Now it’s started to do it again. Rev’d really high, up to 2K when I put it in park last night…but today it’s been fine. What could this be, and who do I trust?

You might have some gunk built up in the throttle body that is interfering with the throttle closing all the way. Does the gas pedal ever feel like it’s sticking in the closed position?

Is the throttle electronic, or is it a cable? I thought this one was electronic, so the pedal would pretty much always feel the same…unless the mechanics of the pedal itself are at fault. That wouldn’t say anything about the throttle body, though.

Either way, throttle body gunk sounds like a good first look. Once clean, if it’s a cable, disconnect it (from the engine side) and make sure it’s not binding. It should push in and out smoothly, and with very little force required. This and the clutch cable are often overlooked until they cause problems.

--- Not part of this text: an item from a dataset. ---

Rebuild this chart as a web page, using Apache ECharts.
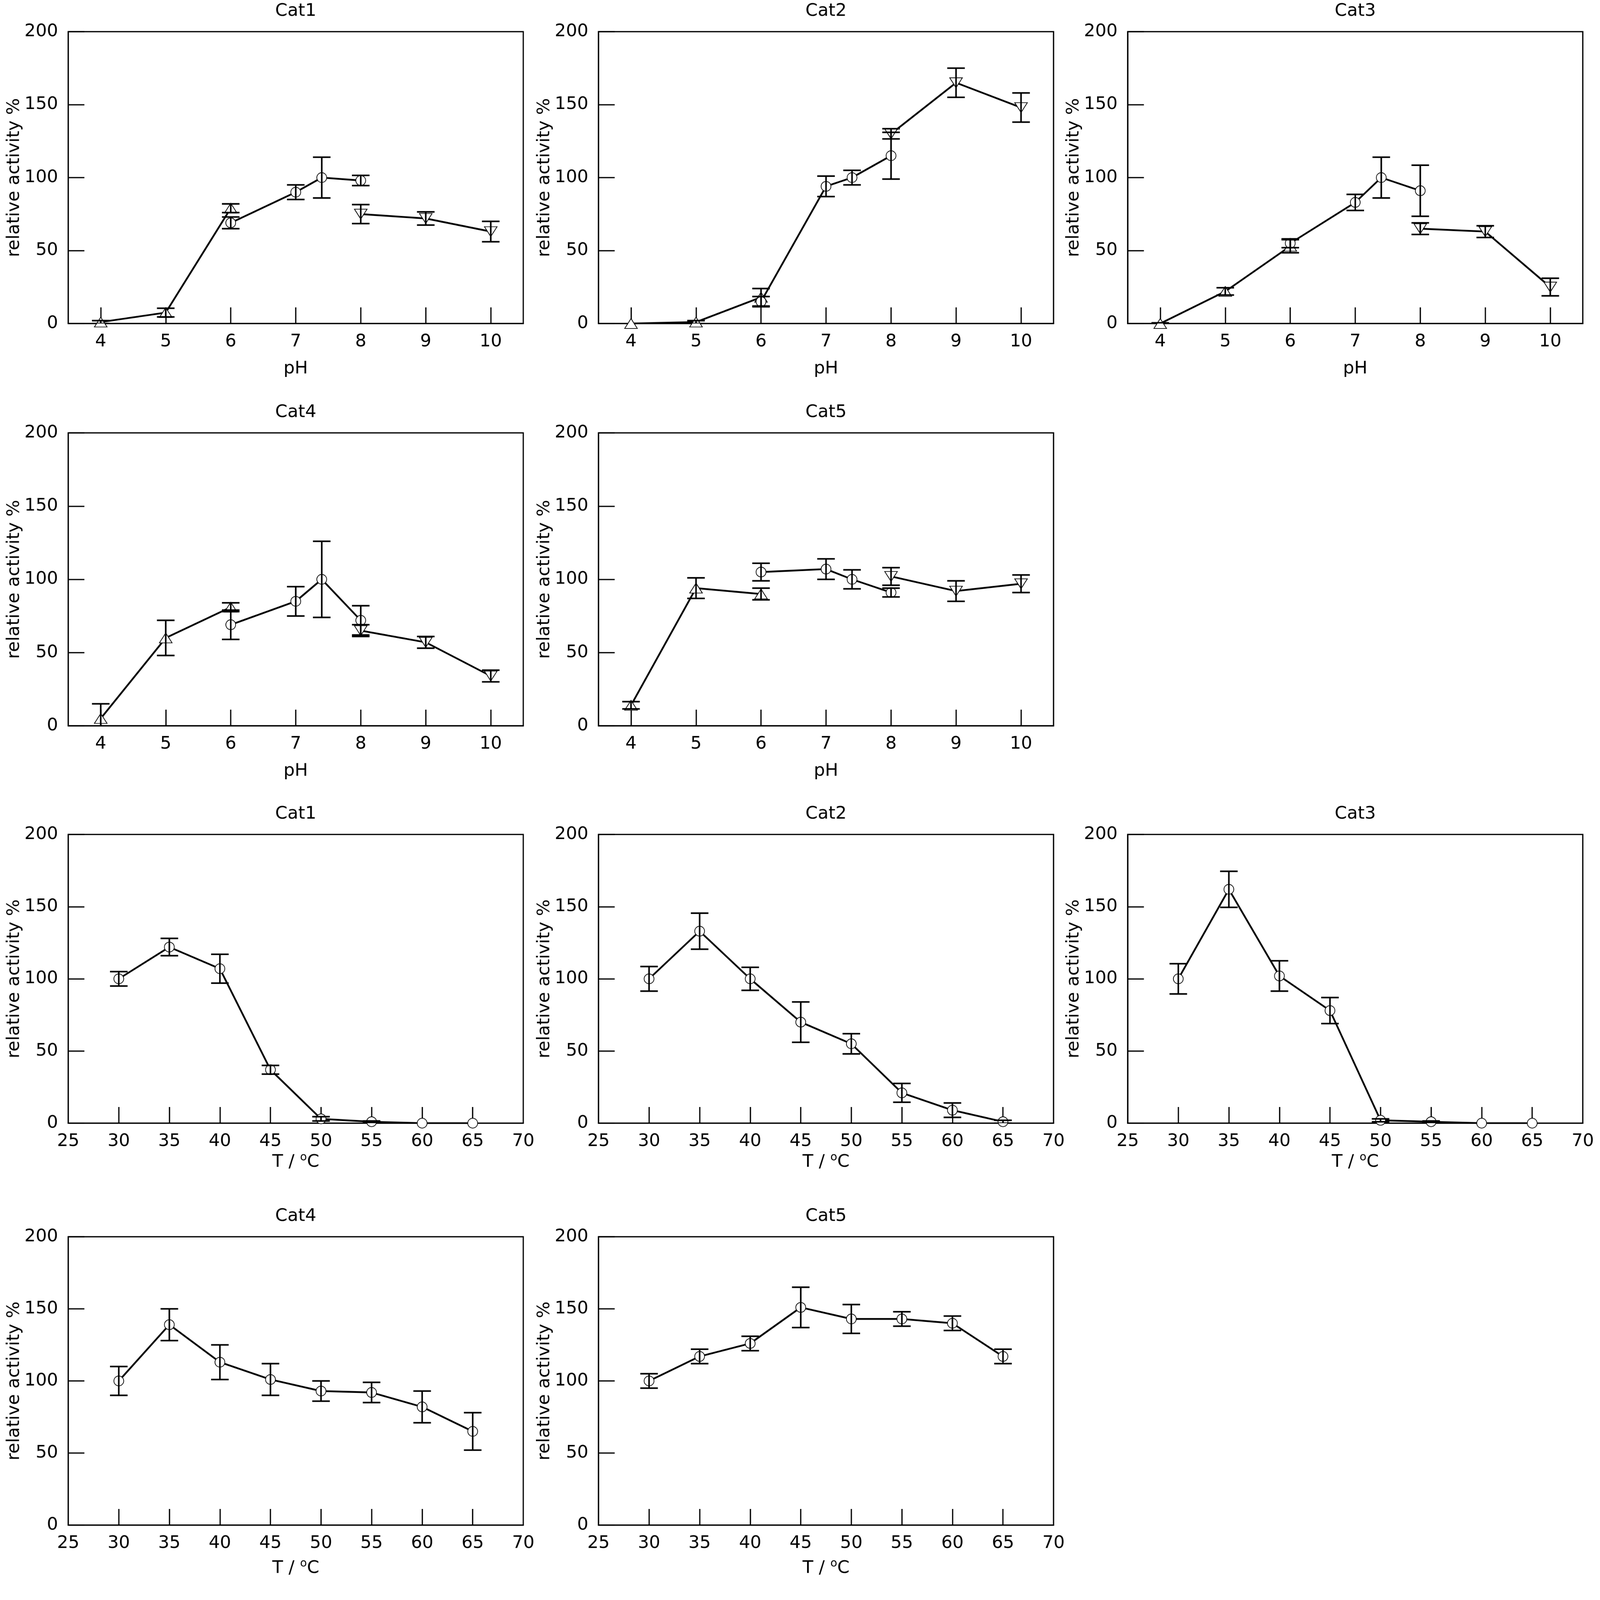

Keep away from that national transmission chain you visited (pretty sure names are against forum rules). Talk to your friends, ask about local mechanics, who they use, and who they trust. I don’t think this has anything to do with your transmission, anyway.

Sometimes, it’s a dealer, and there’s no way around it apart from driving lots of miles. I know when I was living up North, the nearest dealer for my wife’s car was 400 miles away (bought it when I lived in the South, within 15 miles of 2 dealers). Not a trip I wanted to make - ever - but especially not with a car that was having troubles.